In any case, comparisons to 1930s anything really don’t work. Even Serge Klarsfeld, the famous Nazi hunter, has come out for the Rassemblement National, suggesting if the RN wins that Muslims are going to take it on the chin.
A Quick Look Behind The EU Curtain
Conflicts Galore…
Like all religious cults, the EU has inherent, irresolvable tensions just below the surface. The cult’s dogma needs a tune-up. It’s not working, and if the popular will is frustrated by the Great Brussels Blob — over issues like ecological policy, immigration, farming and most onerously, the Euro — then I give the EU five years before it implodes. Would that be a bad thing ?
The greatest tension is embedded in the Union’s structure. Its prime, centripetal force is integration, greater and greater integration, a process that has only sped up since the adoption of the Euro and the Lisbon Treaty. Pooled sovereignty. Some hold out against the Integrationists, opposed to the megastate that is turning the continent into Europaland.
Integrationist dogma vitiates local politics. The EU Parliament vote shows that people angry with the state of their country and localities will go the polls to take it out on distant politicians, knowing full well the next set of pols will be absorbed into the blob. The Continent of Peace and Culture is a vassal of the U.S. in endless wars and economic hegemony, staffed by automatons prattling on about ‘European Values.’ C’est quoi ça ?

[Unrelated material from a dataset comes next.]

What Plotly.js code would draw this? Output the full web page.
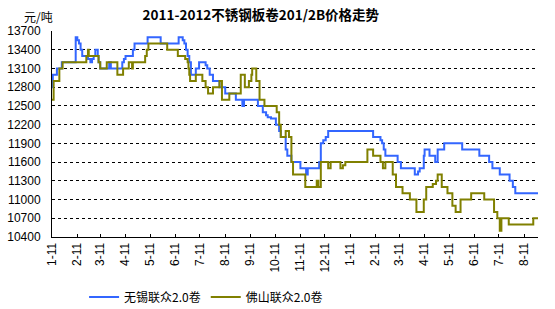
<!DOCTYPE html>
<html>
<head>
<meta charset="utf-8">
<script src="https://cdn.plot.ly/plotly-3.0.1.min.js"></script>
<style>html,body{margin:0;padding:0;background:#fff;}#chart{width:555px;height:309px;}</style>
</head>
<body>
<div id="chart"></div>
<script>
// 无锡联众2.0卷
var wxDates = ["2011-01-11","2011-01-12","2011-01-17","2011-01-23","2011-02-09","2011-02-11","2011-02-13","2011-02-15","2011-02-17","2011-02-24","2011-02-27","2011-03-01","2011-03-03","2011-03-05","2011-03-08","2011-03-09","2011-03-11","2011-03-22","2011-03-24","2011-04-07","2011-04-09","2011-04-11","2011-04-20","2011-04-22","2011-05-08","2011-05-24","2011-06-15","2011-06-20","2011-06-22","2011-06-24","2011-06-26","2011-06-28","2011-06-30","2011-07-06","2011-07-10","2011-07-18","2011-07-20","2011-07-23","2011-07-27","2011-08-04","2011-08-11","2011-08-24","2011-09-01","2011-09-03","2011-09-20","2011-09-26","2011-09-30","2011-10-02","2011-10-06","2011-10-12","2011-10-16","2011-10-18","2011-10-24","2011-10-26","2011-10-31","2011-11-11","2011-11-18","2011-11-20","2011-12-04","2011-12-06","2011-12-09","2011-12-12","2011-12-15","2012-02-08","2012-02-17","2012-02-19","2012-02-21","2012-02-23","2012-03-09","2012-03-13","2012-03-30","2012-04-03","2012-04-05","2012-04-10","2012-04-11","2012-04-17","2012-04-24","2012-04-27","2012-05-05","2012-05-27","2012-06-17","2012-06-29","2012-07-03","2012-07-12","2012-07-24","2012-07-28","2012-07-31","2012-08-28"];
var wxPrices = [12800,13000,13100,13200,13600,13550,13500,13400,13300,13250,13200,13250,13300,13400,13300,13200,13100,13200,13100,13200,13250,13300,13400,13500,13600,13500,13600,13550,13500,13400,13300,13200,13000,13100,13200,13150,13100,13000,12900,12800,12700,12600,12500,12600,12500,12400,12350,12320,12300,12200,12100,12000,11800,11700,11600,11500,11400,11500,11600,11900,11950,12000,12100,12000,11950,11900,11800,11700,11600,11500,11400,11450,11500,11700,11800,11700,11600,11800,11900,11800,11700,11600,11500,11400,11300,11200,11100,11100];

// 佛山联众2.0卷
var fsDates = ["2011-01-11","2011-01-13","2011-01-20","2011-01-24","2011-02-22","2011-02-24","2011-02-25","2011-03-09","2011-03-11","2011-03-19","2011-04-01","2011-04-08","2011-04-15","2011-04-19","2011-04-20","2011-05-05","2011-05-07","2011-05-09","2011-06-01","2011-06-14","2011-06-23","2011-06-26","2011-06-27","2011-06-28","2011-06-29","2011-07-06","2011-07-14","2011-07-18","2011-07-21","2011-07-27","2011-08-04","2011-08-07","2011-08-16","2011-08-30","2011-09-04","2011-09-09","2011-09-12","2011-09-13","2011-09-18","2011-09-22","2011-09-28","2011-10-13","2011-10-16","2011-10-18","2011-10-24","2011-10-28","2011-10-31","2011-11-02","2011-11-17","2011-12-01","2011-12-03","2011-12-06","2011-12-15","2011-12-18","2011-12-30","2012-01-02","2012-01-05","2012-02-01","2012-02-08","2012-02-17","2012-02-20","2012-02-23","2012-03-03","2012-03-07","2012-03-15","2012-03-24","2012-04-01","2012-04-10","2012-04-13","2012-04-21","2012-04-25","2012-04-27","2012-05-02","2012-05-09","2012-05-15","2012-05-19","2012-05-25","2012-06-07","2012-06-23","2012-07-05","2012-07-09","2012-07-12","2012-07-14","2012-07-23","2012-08-22","2012-08-28"];
var fsPrices = [12600,12900,13100,13200,13300,13400,13300,13200,13100,13200,13000,13100,13200,13100,13200,13300,13400,13500,13400,13300,13250,13200,13100,13000,12900,13000,12900,12800,12700,12800,12900,12600,12700,13000,12800,12900,13000,13100,12900,12600,12500,12400,12200,12000,12100,12000,11600,11400,11200,11300,11200,11600,11500,11600,11500,11550,11600,11800,11700,11600,11500,11600,11400,11200,11100,11000,10800,11000,11200,11250,11300,11400,11200,11100,10900,10800,11000,11100,11000,10800,10700,10500,10700,10600,10700,10700];

var tickDates = ["2011-01-11","2011-02-11","2011-03-11","2011-04-11","2011-05-11","2011-06-11","2011-07-11","2011-08-11","2011-09-11","2011-10-11","2011-11-11","2011-12-11","2012-01-11","2012-02-11","2012-03-11","2012-04-11","2012-05-11","2012-06-11","2012-07-11","2012-08-11"];
var tickLabels = ["1-11","2-11","3-11","4-11","5-11","6-11","7-11","8-11","9-11","10-11","11-11","12-11","1-11","2-11","3-11","4-11","5-11","6-11","7-11","8-11"];
var yTicks = [10400,10700,11000,11300,11600,11900,12200,12500,12800,13100,13400,13700];
var yLabels = ["10400","10700","11000","11300","11600","11900","12200","12500","12800","13100","13400","13700"];

var seriesNames = ["无锡联众2.0卷","佛山联众2.0卷"];
var titleText = "2011-2012不锈钢板卷201/2B价格走势";
var unitText = "元/吨";

var tickFont = {family: "Liberation Sans, Arial, sans-serif", size: 12, color: "#000"};

var traces = [
  {x: wxDates, y: wxPrices, name: seriesNames[0], type: "scatter", mode: "lines",
   line: {color: "#3366ff", width: 2, shape: "hv"}},
  {x: fsDates, y: fsPrices, name: seriesNames[1], type: "scatter", mode: "lines",
   line: {color: "#808000", width: 2, shape: "hv"}}
];

var layout = {
  width: 555, height: 309,
  margin: {l: 52, r: 17, t: 31, b: 72, pad: 0},
  paper_bgcolor: "#fff", plot_bgcolor: "#fff",
  title: {text: "<b>" + titleText + "</b>", x: 0.47, xanchor: "center", y: 0.951, yanchor: "middle",
          font: {family: "Noto Sans CJK SC, sans-serif", size: 13.5, color: "#000"}},
  xaxis: {type: "date", range: ["2011-01-11", "2012-08-27 19:00"],
          tickmode: "array", tickvals: tickDates, ticktext: tickLabels, tickangle: -90,
          ticks: "inside", ticklen: 3, tickcolor: "#000", tickwidth: 1,
          showline: true, linecolor: "#000", linewidth: 1, showgrid: false, zeroline: false,
          tickfont: tickFont, fixedrange: true},
  yaxis: {range: [10400, 13700], tickmode: "array", tickvals: yTicks, ticktext: yLabels,
          ticks: "", showline: true, linecolor: "#000", linewidth: 1,
          showgrid: true, gridcolor: "#000", gridwidth: 1, griddash: "3px,3px",
          zeroline: false, tickfont: tickFont, ticklabelstandoff: 8, fixedrange: true},
  showlegend: true,
  legend: {orientation: "h", x: 0.066, xanchor: "left", yref: "container", y: 0.039, yanchor: "middle",
           font: {family: "Noto Sans CJK SC, sans-serif", size: 12, color: "#000"},
           bgcolor: "rgba(0,0,0,0)", itemwidth: 30, tracegroupgap: 0},
  annotations: [{text: unitText, xref: "paper", yref: "paper", x: -0.027, y: 1.069,
                 xanchor: "center", yanchor: "middle", showarrow: false,
                 font: {family: "Noto Sans CJK SC, sans-serif", size: 12, color: "#000"}}]
};

Plotly.newPlot("chart", traces, layout, {staticPlot: true, displayModeBar: false});
</script>
</body>
</html>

There is no demos in this democracy. There is no European people. There are 27 nationalities, pooling resources and energies. But when it comes to the European Parliament, all attempts at creating ‘pan-national consciousness’ are frustrated by institutional structure, in which the European Commission, appointed by the European Council with its presidents of 27 states, dictates legislation to the Parliament, which can only approve, reject or offer amendments, initiating nothing. They mainly make speeches.
French President Macron attacked the communes, the most direct democracy in France, and stripped them of some powers, abetting further centralization. Autonomous, regional cultures resist centralization but since left-liberals have never been comfortable around “the locals” they gravitate towards the bureaucratic stasis quo with its iterations of ‘European values.’ Centripetal attraction. Everything turns into a moral crusade.
It would be interesting to know who the men and women behind the curtain are, the ones who throw the switches. We’ll tackle that in a future essay.
Toothless they may be but does the Parliament in Strasbourg have the lungs to cry loud enough to deny Ursula von der Leyden a second term as European Commissioner ? She’s a bleeding warmonger and poll after poll says Europeans are sick of her. The EU Parliament has to approve the Commission’s choice. Will they fold ?
Jeffrey Sachs, economic development guru and frequent presence on ‘disinformation sites’ that people actually read and listen to, has an interesting story from his years advising Gorbachov and Yeltsin. Sitting in one of the Kremlin’s vast marble halls waiting for the next meeting to begin, he watched Boris Yeltsin walk towards him to take a seat. Their faces were inches apart when Yeltsin intoned, ‘As of five minutes ago, the Soviet Union no longer exists.’